Welcome to Shade Tree's museum of the odd, the puzzling, the absurd side of fretted instruments. I hope you enjoy your virtual stroll through our collection of oddities. . . .
Here is a rare photo of Bob Taylor's less successful brother, Evinrude Taylor. Evinrude also questioned traditional design and construction methods, but of the pleasure boat industry. Unfortunately, his groundbreaking designs haven't met with the same level of acceptance as his brother's. Believe it or not!
A close-up of construction details of the Gibbon banjo from the "Golden Age" of banjo making. Rather than relying on fixtures, machines, and, uh, measuring stuff, they took the more traditional and "folksy" approach of trial-and-error construction. Here it seems like they got these neck lag bolts right on the third or fourth try. Gibbon went out of business shortly after this instrument left the factory. Believe it or not!

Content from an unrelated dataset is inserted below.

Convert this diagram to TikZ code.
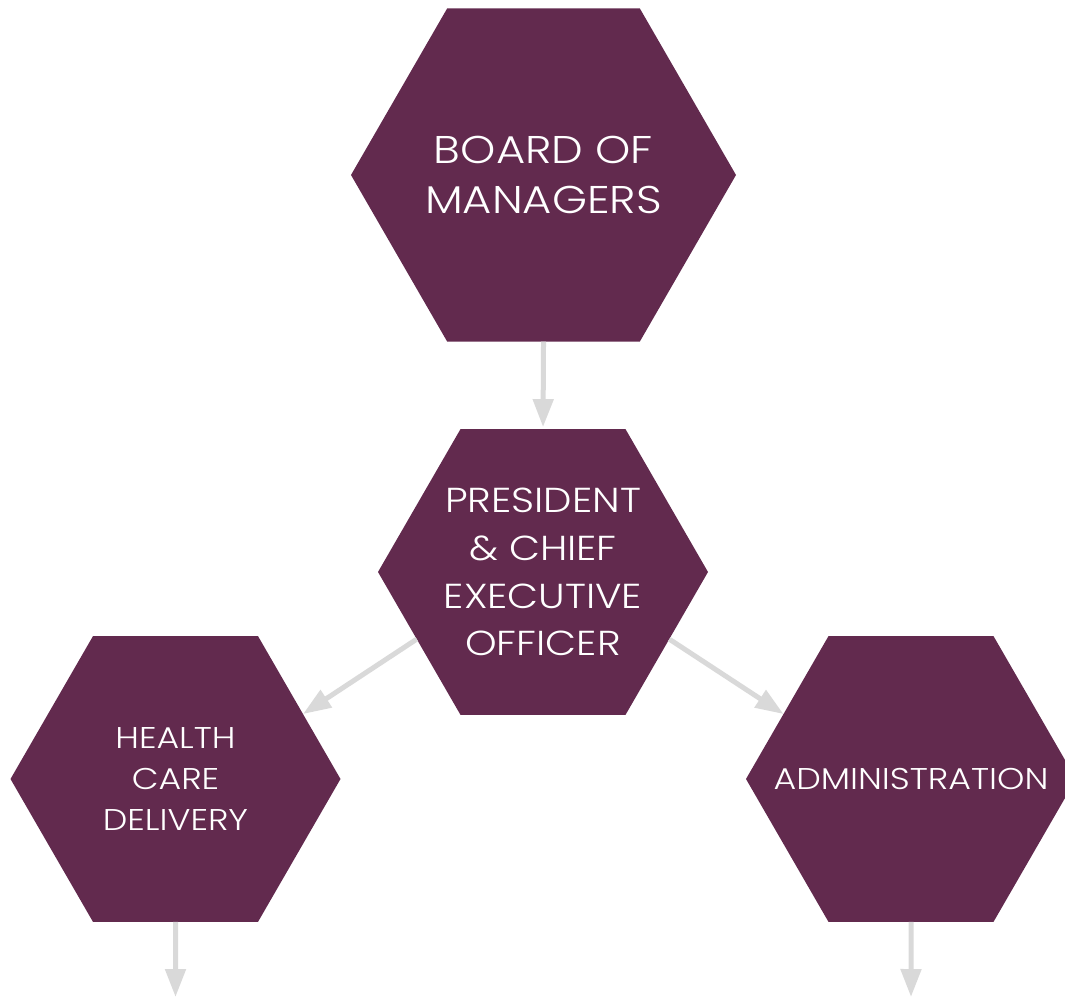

There's no joke here, really. This is actually Colonel Harlan "Finger Lickin" Sanders with a mandolin orchestra of kids. He donated the money to outfit this group with instruments and riverboat gambler ties. Now that's philanthropy! Believe it or not!
Is this a:
A- Theft-proof display case for the only known Stradivarius ukulele?
B- Ukulele vending machine? (Just insert $300 in quarters. . . . )
C- Don Ho's door chime?
No, it's a player ukulele! Believe it or not!
Here we see my lovely assistant holding a very odd Martin guitar. This prototype, smuggled out of the R&D department, never went into production, presumably because they realized that a big boomerang-shaped body and a semi-circular soundhole was just too stupid to believe. Believe it or not!